Forte presença de casas de aposta no futebol brasileiro

Entre as 20 equipas que disputam a Série A do Campeonato Brasileiro, 12 possuem contratos de patrocínio principal com casas de aposta. Estes clubes são o Cruzeiro, São Paulo, América, Atlético Mineiro, Botafogo, Fortaleza, Vasco, Santos, Fluminense, Bahia, Goiás e Athletico Paranaense.

Para além disso, a Copa do Brasil fechou, recentemente, patrocínio oficial com a Betano, também ligada ao mercado de jogos.

Em entrevista telefónica, o jornalista Andrew Sousa considera que “não tem como fugir” da presença destas empresas” e que os clubes veem “com bons olhos” o investimento por elas injetado no negócio, explica.

Zarko considera que a chegada destes agentes é natural e que, neste caso, as casas de aposta “também são vítimas”.

O que diz a CBF

Em comunicado oficial, a Confederação Brasileira de Futebol (CBF), defende que “a punição de atletas e demais participantes do esquema de fraudes aconteça” e que possa chegar à irradiação do desporto para “casos comprovados”. A organização descarta, por agora, “qualquer possibilidade de suspensão da competição atual”.

Ednaldo Rodrigues, presidente da CBF, reiterou a necessidade de “mudanças efetivas” que impeçam “crimes como estes” de manchar “a história do futebol brasileiro”.

Quem são os jogadores envolvidos?

O defesa central Eduardo Bauermann, do Santos, e o volante Richard, do Cruzeiro, foram os primeiros a ser afastados pelas respetivas equipas.

Gabriel Tota (Ypiranga), Victor Ramos (Chapecoense), Igor Cariús (Sport), Paulo Miranda (Náutico), Fernando Neto (São Bernardo) e Matheus Gomes (Sergipe) também estão sob inquérito.

Um grupo de outros 11 jogadores foram apenas citados no processo.
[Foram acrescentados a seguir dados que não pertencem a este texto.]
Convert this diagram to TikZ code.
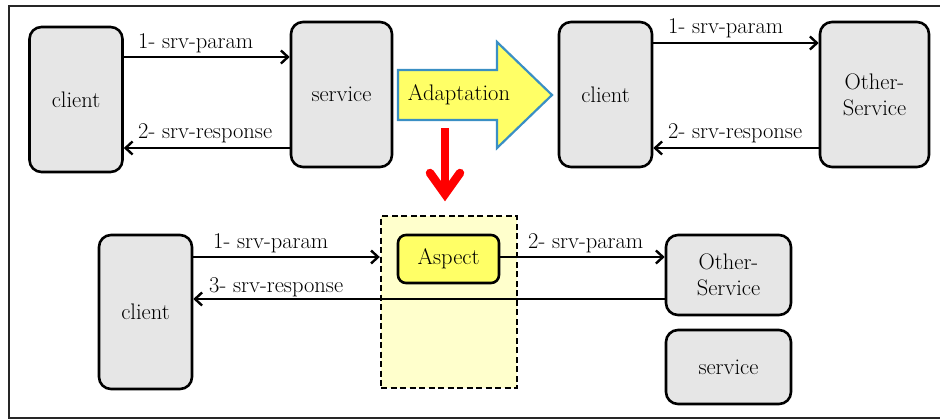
\documentclass[tikz,border=0pt]{standalone}
\usepackage{fontspec}
\usetikzlibrary{arrows.meta}
\definecolor{boxgray}{HTML}{E6E6E6}
\definecolor{asplight}{HTML}{FFFFCC}
\definecolor{aspyellow}{HTML}{FFFF66}
\definecolor{adaptblue}{HTML}{3A8FC4}
\begin{document}
\begin{tikzpicture}[x=1pt,y=-1pt,
  font=\fontsize{22.5}{26}\selectfont,
  box/.style={draw=black, line width=2.6pt, rounded corners=12pt, fill=boxgray,
    align=center, inner sep=0pt},
  link/.style={line width=2.4pt, -{Straight Barb[length=7pt,width=13pt]}},
  lbl/.style={anchor=west, inner sep=0pt},
  redline/.style={red, line width=8.5pt}
]
\clip (0,0) rectangle (940,420);
\useasboundingbox (0,0) rectangle (940,420);

% outer frame (open on the right)
\draw[line width=2.2pt, black!85] (950,6) -- (9,6) -- (9,418) -- (950,418);

% ---- top left: original binding ----
\node[box, minimum width=93pt, minimum height=145pt] (cA) at (76,99.5) {client};
\node[box, minimum width=101pt, minimum height=145pt] (sA) at (341.5,94.5) {service};
\draw[link] (cA.east |- 0,57) -- (sA.west |- 0,57);
\draw[link] (sA.west |- 0,148) -- (cA.east |- 0,148);
\node[lbl] (lA1) at (138,43) {1- srv-param};
\node[lbl] (lA2) at (138,133) {2- srv-response};

% ---- adaptation arrow ----
\draw[adaptblue, line width=2.2pt, fill=aspyellow, line join=miter]
  (398,70) -- (497,70) -- (497,42) -- (552,95) -- (497,148) -- (497,120) -- (398,120) -- cycle;
\node[inner sep=0pt] (adapt) at (459,95) {Adaptation};

% ---- red arrow down ----
\coordinate (redtop) at (445,128);
\coordinate (redtip) at (445,194);
\draw[redline] (redtop) -- ([yshift=6pt]redtip);
\draw[redline, line cap=round, line join=miter]
  ([xshift=-15pt,yshift=21pt]redtip) -- (redtip) -- ([xshift=15pt,yshift=21pt]redtip);

% ---- top right: adapted binding ----
\node[box, minimum width=93pt, minimum height=145pt] (cB) at (605.5,94.5) {client};
\node[box, minimum width=109pt, minimum height=145pt] (oB) at (874.5,94.5) {Other-\\Service};
\draw[link] (cB.east |- 0,43) -- (oB.west |- 0,43);
\draw[link] (oB.west |- 0,148) -- (cB.east |- 0,148);
\node[lbl] (lB1) at (668,28) {1- srv-param};
\node[lbl] (lB2) at (668,133) {2- srv-response};

% ---- bottom: aspect-based redirection ----
\node[draw=black, dashed, dash pattern=on 6pt off 3.5pt, line width=2.4pt, fill=asplight,
  minimum width=136pt, minimum height=172pt, inner sep=0pt] (aspbox) at (449,302) {};
\node[box, fill=aspyellow, rounded corners=8pt, minimum width=101pt, minimum height=48pt]
  (asp) at (448.5,259) {Aspect};
\node[box, minimum width=93pt, minimum height=154pt] (cC) at (145.5,312) {client};
\node[box, minimum width=125pt, minimum height=80pt] (oC) at (728.5,275) {Other-\\Service};
\node[box, minimum width=125pt, minimum height=74pt] (sC) at (728.5,367) {service};

\draw[link] (cC.east |- 0,257) -- (aspbox.west |- 0,257);
\draw[link] (asp.east |- 0,257) -- (oC.west |- 0,257);
\draw[link] (oC.west |- 0,299) -- (cC.east |- 0,299);
\node[lbl] (lC1) at (213,243) {1- srv-param};
\node[lbl] (lC2) at (528,243) {2- srv-param};
\node[lbl] (lC3) at (209,287) {3- srv-response};
\end{tikzpicture}
\end{document}
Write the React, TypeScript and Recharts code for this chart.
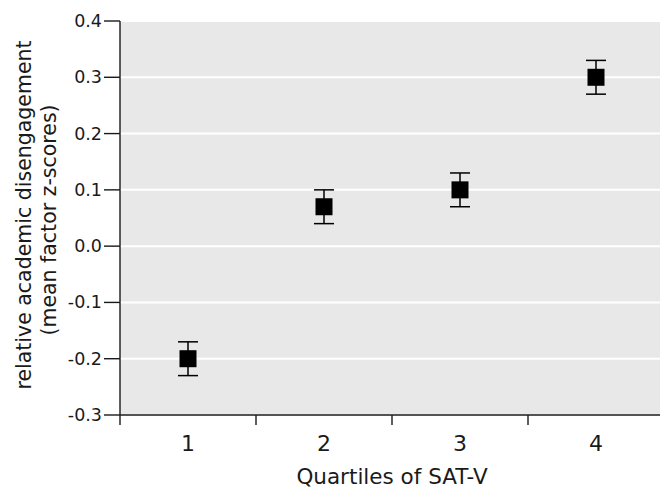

Quatro deles – Kevin Lomónaco, Moraes, Nikolas Faria e Jarro Pedroso já admitiram a participação no esquema, mas fizeram acordos com o MP de Goiás. Assim, não devem ser indiciados no processo.

Andrew Sousa alerta que, para os adeptos, “o temor é passar adiante deste estágio” de infrações menores, e que se descubra que houve “manipulação de resultados”. Em resumo, descobrir que o esquema “vai além de apenas cartões amarelos”.

Que penas estão previstas por lei?

Se for comprovado o envolvimento criminoso dos jogadores que estão a ser investigados, este poderá resultar numa suspensão de até dois anos, de acordo com o código de conduta do Superior Tribunal de Justiça Desportiva (STJD).

No eventualidade de de um atleta reincidir numa condenação por suborno – situação em que pode incorrer Eduardo Bauermann – o resultado poderá ser o banimento do desporto.

Raphael Zarko também considera que haverá uma terceira fase na Operação, “com mais denunciados, mais provas e chegando em clubes grandes e jogadores de nome no cenário nacional”.

Na esfera criminal, os envolvidos podem ainda responder por associação criminosa, lavagem de dinheiro e corrupção d âmbito desportivo, crimes com penas de prisão que podem variar entre os dois e os oito anos de prisão, para além da respetiva multa.

Até o momento o STJD solicitou a suspensão investigativa máxima, com prazo de 30 dias, de oito dos atletas sob suspeita.